__TO DO__: Set down the full listing exactly as given. Any pictures are to be left out.

#### GIVEN MATERIAL ####

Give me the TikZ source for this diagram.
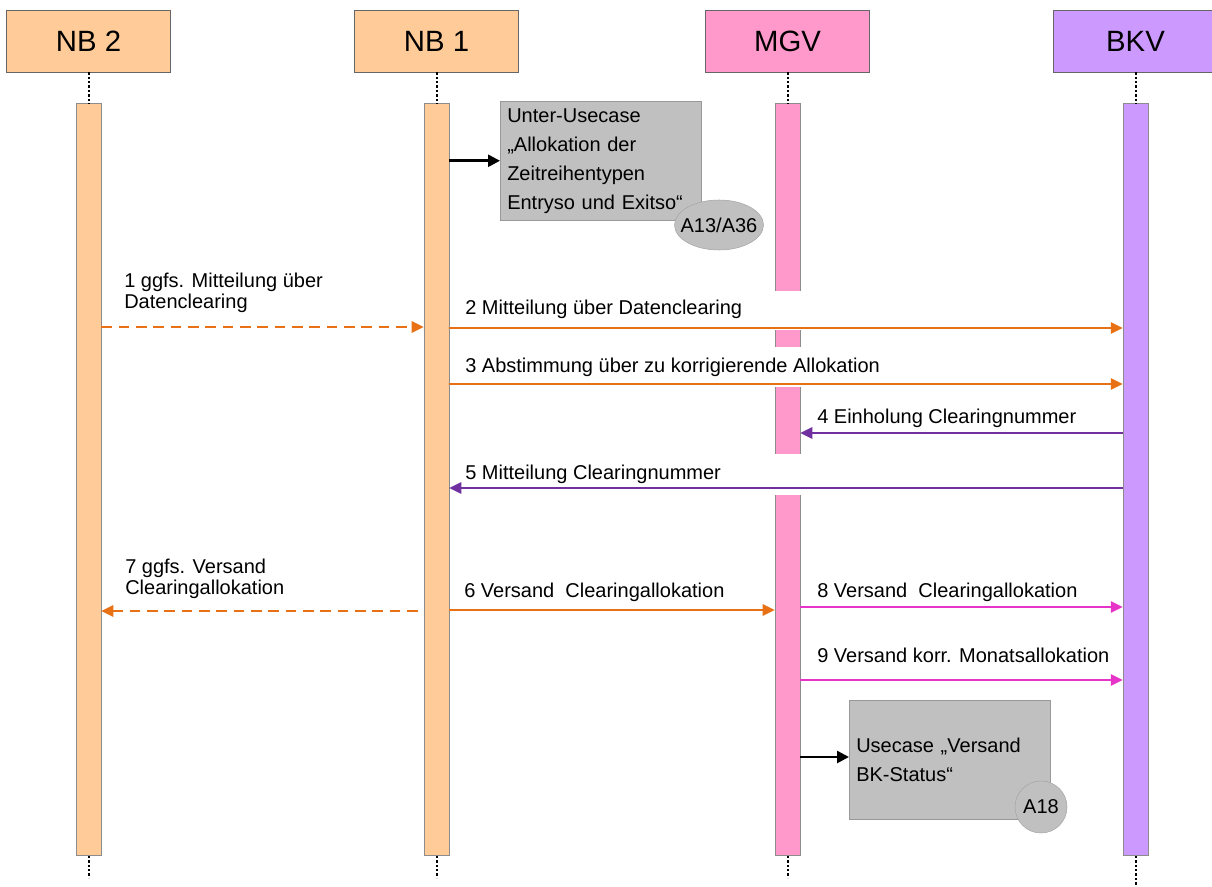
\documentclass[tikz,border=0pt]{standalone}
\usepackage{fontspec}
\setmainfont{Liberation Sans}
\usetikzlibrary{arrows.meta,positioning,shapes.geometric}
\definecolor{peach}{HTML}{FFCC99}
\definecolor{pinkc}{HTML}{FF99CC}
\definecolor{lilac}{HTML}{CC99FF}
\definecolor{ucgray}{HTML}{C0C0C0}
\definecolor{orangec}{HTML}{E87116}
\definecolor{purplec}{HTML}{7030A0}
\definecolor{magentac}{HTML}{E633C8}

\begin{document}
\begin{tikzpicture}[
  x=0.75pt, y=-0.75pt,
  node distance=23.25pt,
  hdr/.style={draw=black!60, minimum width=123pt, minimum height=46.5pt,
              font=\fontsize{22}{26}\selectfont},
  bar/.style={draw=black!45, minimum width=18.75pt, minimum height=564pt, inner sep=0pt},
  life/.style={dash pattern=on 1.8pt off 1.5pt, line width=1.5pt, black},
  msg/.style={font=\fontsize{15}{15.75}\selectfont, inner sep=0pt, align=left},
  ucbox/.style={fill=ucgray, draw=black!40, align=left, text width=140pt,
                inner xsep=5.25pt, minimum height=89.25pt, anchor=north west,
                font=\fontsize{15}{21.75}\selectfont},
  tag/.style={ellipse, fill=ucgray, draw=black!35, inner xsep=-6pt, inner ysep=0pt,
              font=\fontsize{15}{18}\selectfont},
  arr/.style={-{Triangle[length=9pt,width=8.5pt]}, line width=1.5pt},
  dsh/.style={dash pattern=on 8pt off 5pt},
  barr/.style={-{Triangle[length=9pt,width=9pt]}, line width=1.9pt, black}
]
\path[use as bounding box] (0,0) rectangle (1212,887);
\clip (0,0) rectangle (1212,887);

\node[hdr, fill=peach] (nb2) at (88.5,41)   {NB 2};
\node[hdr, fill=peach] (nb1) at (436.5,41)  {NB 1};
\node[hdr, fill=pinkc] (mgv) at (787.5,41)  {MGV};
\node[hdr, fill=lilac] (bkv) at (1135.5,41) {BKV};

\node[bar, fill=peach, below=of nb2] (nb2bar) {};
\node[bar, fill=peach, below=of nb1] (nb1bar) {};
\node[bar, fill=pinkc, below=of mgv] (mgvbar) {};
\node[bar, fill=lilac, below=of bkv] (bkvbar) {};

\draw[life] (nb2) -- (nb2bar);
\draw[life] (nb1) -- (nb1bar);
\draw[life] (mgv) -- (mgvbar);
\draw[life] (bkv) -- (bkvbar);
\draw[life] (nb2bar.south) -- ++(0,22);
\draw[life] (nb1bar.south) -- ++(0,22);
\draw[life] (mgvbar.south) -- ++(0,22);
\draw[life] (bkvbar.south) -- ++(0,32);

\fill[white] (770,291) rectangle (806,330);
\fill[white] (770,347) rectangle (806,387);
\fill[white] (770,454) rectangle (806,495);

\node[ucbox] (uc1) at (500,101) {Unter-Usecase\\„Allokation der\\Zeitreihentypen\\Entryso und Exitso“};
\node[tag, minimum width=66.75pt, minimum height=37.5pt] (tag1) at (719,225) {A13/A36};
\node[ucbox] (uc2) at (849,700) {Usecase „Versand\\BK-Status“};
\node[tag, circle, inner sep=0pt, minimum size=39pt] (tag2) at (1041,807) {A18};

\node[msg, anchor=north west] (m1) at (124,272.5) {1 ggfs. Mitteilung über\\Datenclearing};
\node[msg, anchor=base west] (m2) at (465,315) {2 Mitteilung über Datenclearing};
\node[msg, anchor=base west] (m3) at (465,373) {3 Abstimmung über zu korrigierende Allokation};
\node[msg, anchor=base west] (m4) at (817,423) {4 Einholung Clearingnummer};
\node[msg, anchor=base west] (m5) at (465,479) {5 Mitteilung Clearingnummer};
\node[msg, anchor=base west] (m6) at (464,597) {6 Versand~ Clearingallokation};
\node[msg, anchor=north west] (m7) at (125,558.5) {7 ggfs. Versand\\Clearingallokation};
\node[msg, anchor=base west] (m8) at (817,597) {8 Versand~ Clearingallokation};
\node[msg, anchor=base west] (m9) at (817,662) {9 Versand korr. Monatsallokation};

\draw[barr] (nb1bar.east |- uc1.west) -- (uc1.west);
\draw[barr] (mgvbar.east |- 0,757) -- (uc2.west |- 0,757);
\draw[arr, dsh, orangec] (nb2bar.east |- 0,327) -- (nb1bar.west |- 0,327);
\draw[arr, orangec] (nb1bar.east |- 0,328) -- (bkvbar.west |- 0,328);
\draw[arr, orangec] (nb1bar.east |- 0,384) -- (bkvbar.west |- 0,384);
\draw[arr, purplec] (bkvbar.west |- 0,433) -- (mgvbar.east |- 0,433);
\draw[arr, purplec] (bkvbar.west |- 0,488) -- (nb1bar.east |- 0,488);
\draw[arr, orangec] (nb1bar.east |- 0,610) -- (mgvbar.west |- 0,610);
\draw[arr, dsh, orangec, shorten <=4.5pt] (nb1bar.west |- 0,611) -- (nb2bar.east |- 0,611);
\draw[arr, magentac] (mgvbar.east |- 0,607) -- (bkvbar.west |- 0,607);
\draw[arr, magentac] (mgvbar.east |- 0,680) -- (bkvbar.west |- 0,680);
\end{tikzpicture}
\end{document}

####

__CORRECT OUTPUT__:
Give me the TikZ source for this diagram.
\documentclass[tikz,border=0pt]{standalone}
\usepackage{fontspec}
\setmainfont{Liberation Sans}
\usetikzlibrary{arrows.meta,positioning,shapes.geometric}
\definecolor{peach}{HTML}{FFCC99}
\definecolor{pinkc}{HTML}{FF99CC}
\definecolor{lilac}{HTML}{CC99FF}
\definecolor{ucgray}{HTML}{C0C0C0}
\definecolor{orangec}{HTML}{E87116}
\definecolor{purplec}{HTML}{7030A0}
\definecolor{magentac}{HTML}{E633C8}

\begin{document}
\begin{tikzpicture}[
  x=0.75pt, y=-0.75pt,
  node distance=23.25pt,
  hdr/.style={draw=black!60, minimum width=123pt, minimum height=46.5pt,
              font=\fontsize{22}{26}\selectfont},
  bar/.style={draw=black!45, minimum width=18.75pt, minimum height=564pt, inner sep=0pt},
  life/.style={dash pattern=on 1.8pt off 1.5pt, line width=1.5pt, black},
  msg/.style={font=\fontsize{15}{15.75}\selectfont, inner sep=0pt, align=left},
  ucbox/.style={fill=ucgray, draw=black!40, align=left, text width=140pt,
                inner xsep=5.25pt, minimum height=89.25pt, anchor=north west,
                font=\fontsize{15}{21.75}\selectfont},
  tag/.style={ellipse, fill=ucgray, draw=black!35, inner xsep=-6pt, inner ysep=0pt,
              font=\fontsize{15}{18}\selectfont},
  arr/.style={-{Triangle[length=9pt,width=8.5pt]}, line width=1.5pt},
  dsh/.style={dash pattern=on 8pt off 5pt},
  barr/.style={-{Triangle[length=9pt,width=9pt]}, line width=1.9pt, black}
]
\path[use as bounding box] (0,0) rectangle (1212,887);
\clip (0,0) rectangle (1212,887);

\node[hdr, fill=peach] (nb2) at (88.5,41)   {NB 2};
\node[hdr, fill=peach] (nb1) at (436.5,41)  {NB 1};
\node[hdr, fill=pinkc] (mgv) at (787.5,41)  {MGV};
\node[hdr, fill=lilac] (bkv) at (1135.5,41) {BKV};

\node[bar, fill=peach, below=of nb2] (nb2bar) {};
\node[bar, fill=peach, below=of nb1] (nb1bar) {};
\node[bar, fill=pinkc, below=of mgv] (mgvbar) {};
\node[bar, fill=lilac, below=of bkv] (bkvbar) {};

\draw[life] (nb2) -- (nb2bar);
\draw[life] (nb1) -- (nb1bar);
\draw[life] (mgv) -- (mgvbar);
\draw[life] (bkv) -- (bkvbar);
\draw[life] (nb2bar.south) -- ++(0,22);
\draw[life] (nb1bar.south) -- ++(0,22);
\draw[life] (mgvbar.south) -- ++(0,22);
\draw[life] (bkvbar.south) -- ++(0,32);

\fill[white] (770,291) rectangle (806,330);
\fill[white] (770,347) rectangle (806,387);
\fill[white] (770,454) rectangle (806,495);

\node[ucbox] (uc1) at (500,101) {Unter-Usecase\\„Allokation der\\Zeitreihentypen\\Entryso und Exitso“};
\node[tag, minimum width=66.75pt, minimum height=37.5pt] (tag1) at (719,225) {A13/A36};
\node[ucbox] (uc2) at (849,700) {Usecase „Versand\\BK-Status“};
\node[tag, circle, inner sep=0pt, minimum size=39pt] (tag2) at (1041,807) {A18};

\node[msg, anchor=north west] (m1) at (124,272.5) {1 ggfs. Mitteilung über\\Datenclearing};
\node[msg, anchor=base west] (m2) at (465,315) {2 Mitteilung über Datenclearing};
\node[msg, anchor=base west] (m3) at (465,373) {3 Abstimmung über zu korrigierende Allokation};
\node[msg, anchor=base west] (m4) at (817,423) {4 Einholung Clearingnummer};
\node[msg, anchor=base west] (m5) at (465,479) {5 Mitteilung Clearingnummer};
\node[msg, anchor=base west] (m6) at (464,597) {6 Versand~ Clearingallokation};
\node[msg, anchor=north west] (m7) at (125,558.5) {7 ggfs. Versand\\Clearingallokation};
\node[msg, anchor=base west] (m8) at (817,597) {8 Versand~ Clearingallokation};
\node[msg, anchor=base west] (m9) at (817,662) {9 Versand korr. Monatsallokation};

\draw[barr] (nb1bar.east |- uc1.west) -- (uc1.west);
\draw[barr] (mgvbar.east |- 0,757) -- (uc2.west |- 0,757);
\draw[arr, dsh, orangec] (nb2bar.east |- 0,327) -- (nb1bar.west |- 0,327);
\draw[arr, orangec] (nb1bar.east |- 0,328) -- (bkvbar.west |- 0,328);
\draw[arr, orangec] (nb1bar.east |- 0,384) -- (bkvbar.west |- 0,384);
\draw[arr, purplec] (bkvbar.west |- 0,433) -- (mgvbar.east |- 0,433);
\draw[arr, purplec] (bkvbar.west |- 0,488) -- (nb1bar.east |- 0,488);
\draw[arr, orangec] (nb1bar.east |- 0,610) -- (mgvbar.west |- 0,610);
\draw[arr, dsh, orangec, shorten <=4.5pt] (nb1bar.west |- 0,611) -- (nb2bar.east |- 0,611);
\draw[arr, magentac] (mgvbar.east |- 0,607) -- (bkvbar.west |- 0,607);
\draw[arr, magentac] (mgvbar.east |- 0,680) -- (bkvbar.west |- 0,680);
\end{tikzpicture}
\end{document}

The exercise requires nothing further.